View Full Version : Weird problem showed up on my math final today... help

06-03-2004, 11:58 AM
so yah, i know that the final is over, but this question is really bugging me. It was an equation and i can normally do these. So the equation was:

square root of (x^2 + 5) = x - 5

Now, what i did was square both sides, and then i added like terms and such to get down to:

10x = 20, so naturally i thought x was 2, and that was one of the choices (multiple choice test) so i put down that it was 2. I had some time left at the end of the test, so i was checking over, and i plugged 2 back into the equation, and i got:

3 = -3, not 3 = 3 like i should have if it was the solution. So then what i did was, i put:

y = square root of (x^2 + 5) and
y = x - 5

into my calculator as two separate equations and graphed them to see where they intersected, (their intersection is a solution) and when i used the function on the calculator that finds the intersection, i got an error. So, another one of the solutions was no solution, so i changed it to that. I was just wondering if anyone knew why the answer i got algebraiclly doesn't work? i mean all my algebra and arithmetic are correct, so it doesn't make much sense.

Any help would be great!!


Peter Tsai
06-03-2004, 10:05 PM

you will get two imaginary values for x ...

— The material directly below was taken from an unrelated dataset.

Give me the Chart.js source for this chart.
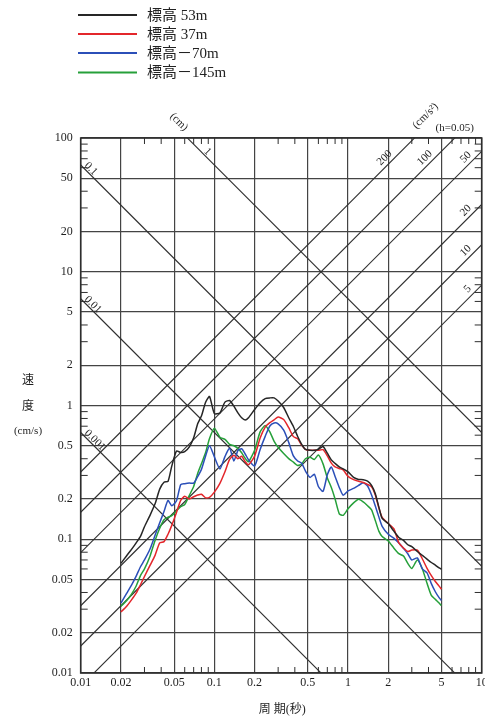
<!DOCTYPE html>
<html>
<head>
<meta charset="utf-8">
<script src="https://cdn.jsdelivr.net/npm/chart.js"></script>
<style>
  html, body { margin: 0; padding: 0; background: #fff; }
  #wrap { position: relative; width: 485px; height: 720px; }
</style>
</head>
<body>
<div id="wrap"><canvas id="spectrum"></canvas></div>
<script>
// period (s)
const periods = [
  0.020, 0.022, 0.024, 0.026, 0.028, 0.030, 0.033, 0.036, 0.039, 0.042,
  0.045, 0.048, 0.052, 0.056, 0.060, 0.065, 0.070, 0.075, 0.080, 0.086,
  0.092, 0.10, 0.11, 0.12, 0.13, 0.14, 0.15, 0.16, 0.17, 0.18,
  0.20, 0.22, 0.24, 0.26, 0.28, 0.30, 0.33, 0.36, 0.39, 0.42,
  0.45, 0.48, 0.52, 0.56, 0.60, 0.65, 0.70, 0.75, 0.80, 0.86,
  0.92, 1.0, 1.1, 1.2, 1.3, 1.4, 1.5, 1.6, 1.7, 1.8,
  2.0, 2.2, 2.4, 2.6, 2.8, 3.0, 3.3, 3.6, 3.9, 4.2,
  4.5, 4.8, 5.0
];

// velocity response (cm/s), one list per station
const vel53 = [
  0.066, 0.075, 0.084, 0.094, 0.105, 0.124, 0.151, 0.184, 0.237, 0.267,
  0.271, 0.352, 0.456, 0.446, 0.452, 0.49, 0.573, 0.73, 0.833, 1.058,
  1.168, 0.87, 0.88, 1.06, 1.09, 0.988, 0.882, 0.81, 0.779, 0.81,
  0.934, 1.05, 1.127, 1.14, 1.14, 1.08, 0.966, 0.81, 0.697, 0.587,
  0.512, 0.469, 0.462, 0.462, 0.47, 0.494, 0.44, 0.392, 0.369, 0.347,
  0.336, 0.319, 0.29, 0.28, 0.279, 0.272, 0.253, 0.219, 0.174, 0.143,
  0.131, 0.115, 0.103, 0.098, 0.091, 0.088, 0.081, 0.0757, 0.071, 0.067,
  0.064, 0.061, 0.0597
];
const vel37 = [
  0.0286, 0.0314, 0.0352, 0.0395, 0.0457, 0.0527, 0.0637, 0.0758, 0.094, 0.096,
  0.109, 0.127, 0.158, 0.195, 0.210, 0.20, 0.208, 0.214, 0.217, 0.204,
  0.206, 0.225, 0.262, 0.32, 0.395, 0.424, 0.40, 0.417, 0.38, 0.36,
  0.418, 0.571, 0.69, 0.744, 0.782, 0.82, 0.785, 0.682, 0.585, 0.565,
  0.505, 0.47, 0.462, 0.463, 0.462, 0.467, 0.42, 0.371, 0.348, 0.338,
  0.33, 0.295, 0.279, 0.271, 0.266, 0.257, 0.247, 0.214, 0.172, 0.146,
  0.131, 0.12, 0.094, 0.086, 0.081, 0.083, 0.083, 0.0712, 0.0606, 0.0534,
  0.0483, 0.0446, 0.0423
];
const velM70 = [
  0.0333, 0.0392, 0.0454, 0.053, 0.0623, 0.070, 0.0845, 0.107, 0.133, 0.161,
  0.195, 0.178, 0.193, 0.256, 0.26, 0.263, 0.263, 0.294, 0.333, 0.42,
  0.50, 0.413, 0.335, 0.415, 0.48, 0.385, 0.461, 0.475, 0.434, 0.393,
  0.353, 0.469, 0.588, 0.703, 0.74, 0.73, 0.655, 0.53, 0.42, 0.385,
  0.37, 0.324, 0.29, 0.306, 0.248, 0.228, 0.303, 0.347, 0.295, 0.244,
  0.213, 0.23, 0.24, 0.253, 0.264, 0.25, 0.214, 0.177, 0.147, 0.125,
  0.109, 0.102, 0.0936, 0.0853, 0.0779, 0.070, 0.0725, 0.06, 0.056, 0.0466,
  0.0405, 0.0366, 0.0349
];
const velM145 = [
  0.0315, 0.0347, 0.0389, 0.0447, 0.0535, 0.060, 0.0747, 0.098, 0.121, 0.14,
  0.146, 0.15, 0.163, 0.175, 0.182, 0.213, 0.248, 0.31, 0.367, 0.445,
  0.567, 0.677, 0.58, 0.558, 0.512, 0.50, 0.478, 0.443, 0.403, 0.38,
  0.463, 0.635, 0.71, 0.635, 0.54, 0.487, 0.437, 0.401, 0.377, 0.356,
  0.365, 0.40, 0.41, 0.395, 0.427, 0.366, 0.287, 0.244, 0.2, 0.155,
  0.151, 0.169, 0.187, 0.199, 0.19, 0.178, 0.166, 0.138, 0.115, 0.105,
  0.097, 0.086, 0.078, 0.075, 0.066, 0.0605, 0.070, 0.06, 0.0468, 0.038,
  0.0355, 0.0334, 0.0319
];

const seriesNames = ['標高 53m', '標高 37m', '標高－70m', '標高－145m'];
const seriesColors = ['#262626', '#e3262b', '#2b4fb8', '#26a03a'];

const xTickValues = [0.01, 0.02, 0.05, 0.1, 0.2, 0.5, 1, 2, 5, 10];
const xTickLabels = ['0.01', '0.02', '0.05', '0.1', '0.2', '0.5', '1', '2', '5', '10'];
const yTickValues = [0.01, 0.02, 0.05, 0.1, 0.2, 0.5, 1, 2, 5, 10, 20, 50, 100];
const yTickLabels = ['0.01', '0.02', '0.05', '0.1', '0.2', '0.5', '1', '2', '5', '10', '20', '50', '100'];
const minorMultiples = [3, 4, 6, 7, 8, 9];

// tripartite guide lines
const dispLines = [0.001, 0.01, 0.1, 1];         // displacement, cm
const dispLabels = ['0.001', '0.01', '0.1', '1'];
const accLines = [5, 10, 20, 50, 100, 200];      // acceleration, cm/s²
const accLabels = ['5', '10', '20', '50', '100', '200'];

const serif = '"Liberation Serif", "DejaVu Serif", serif';
const jpFont = '"Liberation Serif", "Noto Sans CJK JP", serif';
const R2 = Math.SQRT1_2;

function drawRotated(ctx, text, cx, cy, angle, align) {
    ctx.save();
    ctx.translate(cx, cy);
    ctx.rotate(angle);
    ctx.textAlign = align;
    ctx.textBaseline = 'middle';
    ctx.fillText(text, 0, 0);
    ctx.restore();
}

// where a guide line enters the plot (top edge or left/right edge)
function dispEntry(d, x, y) {
    const v0 = 2 * Math.PI * d / x.min;
    if (v0 <= y.max) return { px: x.getPixelForValue(x.min), py: y.getPixelForValue(v0), top: false };
    const t = 2 * Math.PI * d / y.max;
    return { px: x.getPixelForValue(t), py: y.getPixelForValue(y.max), top: true };
}
function accEntry(a, x, y) {
    const v1 = a * x.max / (2 * Math.PI);
    if (v1 <= y.max) return { px: x.getPixelForValue(x.max), py: y.getPixelForValue(v1), top: false };
    const t = 2 * Math.PI * y.max / a;
    return { px: x.getPixelForValue(t), py: y.getPixelForValue(y.max), top: true };
}

const tripartitePlugin = {
    id: 'tripartite',
    beforeDatasetsDraw(chart) {
        const { ctx, chartArea: a, scales: { x, y } } = chart;
        ctx.save();
        ctx.beginPath();
        ctx.rect(a.left, a.top, a.right - a.left, a.bottom - a.top);
        ctx.clip();
        ctx.strokeStyle = '#2e2e2e';
        ctx.lineWidth = 1.1;
        dispLines.forEach(d => {
            ctx.beginPath();
            ctx.moveTo(x.getPixelForValue(x.min), y.getPixelForValue(2 * Math.PI * d / x.min));
            ctx.lineTo(x.getPixelForValue(x.max), y.getPixelForValue(2 * Math.PI * d / x.max));
            ctx.stroke();
        });
        accLines.forEach(acc => {
            ctx.beginPath();
            ctx.moveTo(x.getPixelForValue(x.min), y.getPixelForValue(acc * x.min / (2 * Math.PI)));
            ctx.lineTo(x.getPixelForValue(x.max), y.getPixelForValue(acc * x.max / (2 * Math.PI)));
            ctx.stroke();
        });
        ctx.restore();
    },
    afterDraw(chart) {
        const { ctx, chartArea: a, scales: { x, y } } = chart;
        ctx.save();

        // frame and inward minor ticks
        ctx.strokeStyle = '#2e2e2e';
        ctx.lineWidth = 1.6;
        ctx.strokeRect(a.left, a.top, a.right - a.left, a.bottom - a.top);
        ctx.lineWidth = 1;
        ctx.beginPath();
        [0.01, 0.1, 1].forEach(dec => minorMultiples.forEach(m => {
            const px = x.getPixelForValue(m * dec);
            ctx.moveTo(px, a.bottom); ctx.lineTo(px, a.bottom - 6);
            ctx.moveTo(px, a.top); ctx.lineTo(px, a.top + 6);
        }));
        [0.01, 0.1, 1, 10].forEach(dec => minorMultiples.forEach(m => {
            const py = y.getPixelForValue(m * dec);
            ctx.moveTo(a.left, py); ctx.lineTo(a.left + 7, py);
            ctx.moveTo(a.right, py); ctx.lineTo(a.right - 7, py);
        }));
        ctx.stroke();

        // tick labels
        ctx.fillStyle = '#1e1e1e';
        ctx.font = '12px ' + serif;
        ctx.textAlign = 'center';
        ctx.textBaseline = 'middle';
        xTickValues.forEach((v, i) => ctx.fillText(xTickLabels[i], x.getPixelForValue(v), a.bottom + 10));
        ctx.textAlign = 'right';
        yTickValues.forEach((v, i) => ctx.fillText(yTickLabels[i], a.left - 8, y.getPixelForValue(v)));

        // guide line labels
        ctx.font = '11px ' + serif;
        dispLines.forEach((d, i) => {
            const e = dispEntry(d, x, y);
            const s = e.top ? 21 : 3;
            drawRotated(ctx, dispLabels[i], e.px + s * R2 + 4.5 * R2, e.py + s * R2 - 4.5 * R2, Math.PI / 4, 'left');
            if (d === 1) {
                drawRotated(ctx, '(cm)', e.px - 17.4 * R2 + 5.2 * R2, e.py - 17.4 * R2 - 5.2 * R2, Math.PI / 4, 'center');
            }
        });
        accLines.forEach((acc, i) => {
            const e = accEntry(acc, x, y);
            const s = e.top ? 27 : 10;
            drawRotated(ctx, accLabels[i], e.px - s * R2 - 7 * R2, e.py + s * R2 - 7 * R2, -Math.PI / 4, 'right');
            if (acc === 200) {
                drawRotated(ctx, '(cm/s²)', e.px + 23.3 * R2 - 7.8 * R2, e.py - 23.3 * R2 - 7.8 * R2, -Math.PI / 4, 'center');
            }
        });
        ctx.textAlign = 'center';
        ctx.textBaseline = 'middle';
        ctx.fillText('(h=0.05)', a.right - 27, a.top - 10);

        // axis titles
        ctx.font = '12px ' + jpFont;
        ctx.fillText('周 期(秒)', (a.left + a.right) / 2 + 1, 710);
        ctx.fillText('速', 28, 381);
        ctx.fillText('度', 28, 407);
        ctx.font = '11px ' + serif;
        ctx.fillText('(cm/s)', 28, 431);

        // legend
        const legendY = [15, 34, 53, 72.5];
        ctx.font = '15px ' + jpFont;
        ctx.textAlign = 'left';
        seriesNames.forEach((name, i) => {
            ctx.strokeStyle = seriesColors[i];
            ctx.lineWidth = 1.8;
            ctx.beginPath();
            ctx.moveTo(78, legendY[i]);
            ctx.lineTo(137, legendY[i]);
            ctx.stroke();
            ctx.fillStyle = '#222';
            ctx.fillText(name, 147, legendY[i] + 1);
        });
        ctx.restore();
    }
};

const seriesValues = [vel53, vel37, velM70, velM145];

new Chart(document.getElementById('spectrum'), {
    type: 'line',
    data: {
        datasets: seriesValues.map((vals, i) => ({
            label: seriesNames[i],
            data: periods.map((t, j) => ({ x: t, y: vals[j] })),
            borderColor: seriesColors[i],
            borderWidth: 1.5,
            pointRadius: 0,
            tension: 0.2,
            fill: false
        }))
    },
    options: {
        responsive: true,
        maintainAspectRatio: false,
        animation: false,
        layout: { padding: { left: 80.7, right: 3.3, top: 138, bottom: 47 } },
        plugins: { legend: { display: false }, tooltip: { enabled: false } },
        scales: {
            x: {
                type: 'logarithmic',
                min: 0.01,
                max: 10,
                afterBuildTicks: axis => { axis.ticks = xTickValues.map(v => ({ value: v })); },
                ticks: { display: false },
                grid: { color: '#444', lineWidth: 1.2, drawTicks: false },
                border: { display: false }
            },
            y: {
                type: 'logarithmic',
                min: 0.01,
                max: 100,
                afterBuildTicks: axis => { axis.ticks = yTickValues.map(v => ({ value: v })); },
                ticks: { display: false },
                grid: { color: '#444', lineWidth: 1.2, drawTicks: false },
                border: { display: false }
            }
        }
    },
    plugins: [tripartitePlugin]
});
</script>
</body>
</html>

after moving all the terms to one side:

x^2 - x +10 = 0

then use the quadratic formula to solve for x

Peter Tsai
06-03-2004, 10:49 PM
sorry...i didnt see the squareroot in front of your problem


whenever you square both sides of the equation ... you lose the distinction of the possibility of one side being negative

for example x^2 = (-x)^2

but realistically "x" does not equal -x unless x = 0.

hope this helps

Peter Tsai
06-03-2004, 11:00 PM
if the problem was multiple choice ... then just plug in all the values for x given and if none of them work then the answer is no solution

06-04-2004, 04:11 AM
yah, i was thinking about that, but then i was thinking, that since i ended up with 3 = -3, that the 3, could actually be a -3, because the square root of 9 is a 3 and a -3, is this correct? i think i screwed myself over.


06-06-2004, 07:12 AM
here is a website explaining how to solve:

after squaring both sides and solving for x, you get x=2, which if you plug back into the equation, does not work, therefore the answer is "no solution"

06-06-2004, 10:26 AM
More often then not the answer is "C".

06-06-2004, 02:32 PM
The Question is:
square root of (x^2 + 5) = x - 5

You first Square both sides, then it comes out to be:
X^2+5 = X^2-10X+25
By Looking at both equations, you know that they're Parabolas.
Then You cancel out the X^2 by subtracting on both sides. And isolate the X.
Then it comes out to be:
10X = 20, which means X=2.
Now, take out your Graphic Calculator to see it on a graph.
Make sure it's in function mode. I have a TI-83+ calculator.
When you type it in the calulator, for the first Y= put in X^2+5, then for the next Y= put in X^2-10X+25.
Now go to Zoom Standard. Then Press Trace and plugg in 2 for X.
And click Zoom IN.
Now you can see where they intersect, X=2, Y=9.

06-06-2004, 02:39 PM
Now, take all the answers from the multiple choice and plugg them in, if nothing works. Then there is no solution.

06-07-2004, 03:59 AM
Ace has aced this test with his response above - no solution is the correct answer.

06-07-2004, 10:57 AM
Unfortunately, I'm much better at math than tennis.

Max G.
06-07-2004, 03:20 PM
Heh. Fortunately, I'm a much at math than tennis.

06-07-2004, 11:12 PM
I'm not sure about "no solution" being the right answer. I think the answer is no solution for the positive roots and x=2 for the negative roots. There are two curves when you graph an even root function, and the line y=x-5 intersects with the negative one.

Max G.
06-08-2004, 09:24 AM
True. It depends on whether the square root sign is interpreted as positive or negative, or just positive.

06-08-2004, 11:28 AM
no solution is the correct answer

James Brown
06-09-2004, 05:29 PM
what math are you taking? 436 or something?